I have some confessions, and as you all have likely figured out by now, I truly LOVE a good confession. I spill my guts, vent my spleen, clear my conscience, wash my hands, what have you, and then I hope that whatever I’ve said resonates with that one person. (One person, I totally get you!!). Also, let’s face it, sometimes I’m sitting at my keyboard, high on a turkey sandwich and La Croix Key Lime, and there’s really no stopping me. I’m soaring on l-tryptophan (or careening towards a nap – one of those things is happening). Although, if I’m truly honest with you guys, I should confess to something else: I completely forgot to get the La Croix (of any variety), and I may not be as hydrated as I should, but I did totally eat that turkey sandwich. Let me fetch some water. Be right back.
Ok, here we go.
I love ALL holidays. Well, maybe not all of them, but the major ones, (apologies, Arbor Day – I mean “yay trees” and such). And it doesn’t bother me (other than you’re wrong and I suspect your heart is two sizes too small) when you insist on ranting about the over-commercialization, the “real” meaning, Hallmark, or that time Ginny Wheeler brought EVERYONE in your third grade class a Valentine’s day card; however, when you opened your bedazzled Valentine’s lunch bag-cum-mailbox she clearly was working out her jealousy-fueled distaste of marvelous you. That Ginny Wheeler, she wasn’t particularly nice, and look at the power she wielded over you these 30+ years. Rant on! (Also, for all that is Holy, we’ve heard that Ginny Wheeler story EVERY SINGLE YEAR now. We, your nearest and dearest, have actually written a sketch piece about it, and the person parodying/playing you is spot-on AND hilarious. We’ll show you some time. Hey, in our defense, you were making us crazy.) Or you go emo adult – hair hung strategically over one eye, shoulders slumped inward while you don clothes that are some color on the opposite side of the color wheel from whatever that holiday’s sanctioned color might be, and then announce loudly, to anyone who will listen, that this is a protest, because you’re worried people might think you just chose black that day “because.” Can’t have that.
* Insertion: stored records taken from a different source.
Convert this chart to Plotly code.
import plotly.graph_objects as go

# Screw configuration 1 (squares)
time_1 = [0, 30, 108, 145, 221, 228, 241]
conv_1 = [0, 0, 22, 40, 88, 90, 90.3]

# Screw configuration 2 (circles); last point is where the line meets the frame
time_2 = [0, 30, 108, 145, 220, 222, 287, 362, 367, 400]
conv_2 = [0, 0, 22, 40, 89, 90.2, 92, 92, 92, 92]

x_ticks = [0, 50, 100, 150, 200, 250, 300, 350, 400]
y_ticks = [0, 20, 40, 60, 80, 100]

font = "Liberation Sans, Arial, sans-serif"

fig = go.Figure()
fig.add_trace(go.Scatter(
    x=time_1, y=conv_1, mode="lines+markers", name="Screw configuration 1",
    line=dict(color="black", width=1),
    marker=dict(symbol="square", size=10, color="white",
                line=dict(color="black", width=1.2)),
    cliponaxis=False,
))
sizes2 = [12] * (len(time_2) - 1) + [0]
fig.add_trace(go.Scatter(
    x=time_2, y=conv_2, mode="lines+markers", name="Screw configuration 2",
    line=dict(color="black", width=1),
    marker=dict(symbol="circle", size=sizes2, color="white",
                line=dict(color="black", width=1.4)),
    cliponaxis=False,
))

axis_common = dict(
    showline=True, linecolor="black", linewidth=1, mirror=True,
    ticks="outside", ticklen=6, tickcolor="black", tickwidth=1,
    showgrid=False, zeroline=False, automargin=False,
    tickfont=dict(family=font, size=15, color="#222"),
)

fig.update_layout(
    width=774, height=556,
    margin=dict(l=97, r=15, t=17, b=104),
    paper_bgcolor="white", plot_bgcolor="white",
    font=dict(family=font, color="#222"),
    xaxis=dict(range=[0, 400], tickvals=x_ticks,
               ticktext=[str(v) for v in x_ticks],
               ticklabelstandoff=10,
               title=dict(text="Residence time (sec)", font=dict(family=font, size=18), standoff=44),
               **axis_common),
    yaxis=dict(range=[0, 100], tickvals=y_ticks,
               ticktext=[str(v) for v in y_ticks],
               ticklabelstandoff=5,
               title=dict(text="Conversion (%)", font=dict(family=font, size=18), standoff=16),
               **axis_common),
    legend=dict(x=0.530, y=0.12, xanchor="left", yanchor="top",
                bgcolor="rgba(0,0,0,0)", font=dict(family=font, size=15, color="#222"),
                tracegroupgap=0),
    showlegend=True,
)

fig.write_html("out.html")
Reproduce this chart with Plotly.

The one that really gets to me is the person, usually a guy, but not always, who says, “well, I don’t participate, because my better half should know I love them all the time – not just on a special day.” Amen to that, we should show love for one another every day of the year, Valentine’s Day is just one of those days. Plus, I’m a little judgey, and tend to think you’re making an excuse for basically being lazy, wrapping that laziness in “Valentine’s Day indignation,” and then I theorize this might explain why you’re alone. There are just so many ways to express your love, to make someone feel special (every day), that do not involve buying the dozen roses the FTD ads suggest or chocolate diamonds (aren’t those just another way to hock diamonds with low clarity ratings??)
Now to the real bit (the part where I stop being so darn sassy). I love Valentine’s Day. (Which you knew was coming; you’re a bright gang of people.) I always have, and I miss it. Jay loved me every day of the year. He said “I love you” each day we were together, including the day he passed away. And he would surprise me with gifts or flowers throughout the year – not just Valentine’s Day. I was that girl at the office – the one who would get the call to come to the front desk, and parade back with flowers in hand. A part of my cubicle wall devoted to the notes that accompanied those flowers. Jay knew that our love wasn’t just one day out of the year, but on that one day, on Valentine’s Day, I’d wake up to find a card, candy, and some small token on my desk. I still have them all – the cards, the presents (ok, I totally ate the chocolate, don’t be silly).
So, my thoughts are these: Absolutely, express in words and deeds how much you love the important people in your life every single day, but don’t mock others who find certain holidays meaningful. If you’re going to protest the day, go crazy, but don’t expect me to treat you like some grand Valentine’s Day liberator who is freeing me from the diabolical clutches of the Whitman’s Samplers PR firm. (Actually, go ahead and free me from them, I’m more a Lindt truffle girl.) Also, still go and buy your significant other a card, a flower, or simply write them a heart-felt note. Do it tomorrow, and then do it throughout the year.
And even though I’m not in a relationship, nor will I likely ever be again (I’m tough to love), I will continue to love this day.
In honor of that, and as a way to get back to our tradition, even though Jay can’t be part of it, I went ahead and bought myself some nice chocolates and a purple orchid. He would want me to still love this day.
So, with all my sappy, holiday-loving heart, I want to say to you all: Happy Valentine’s Day! And as corny as you may find it (I don’t care), I love you awesome nerds!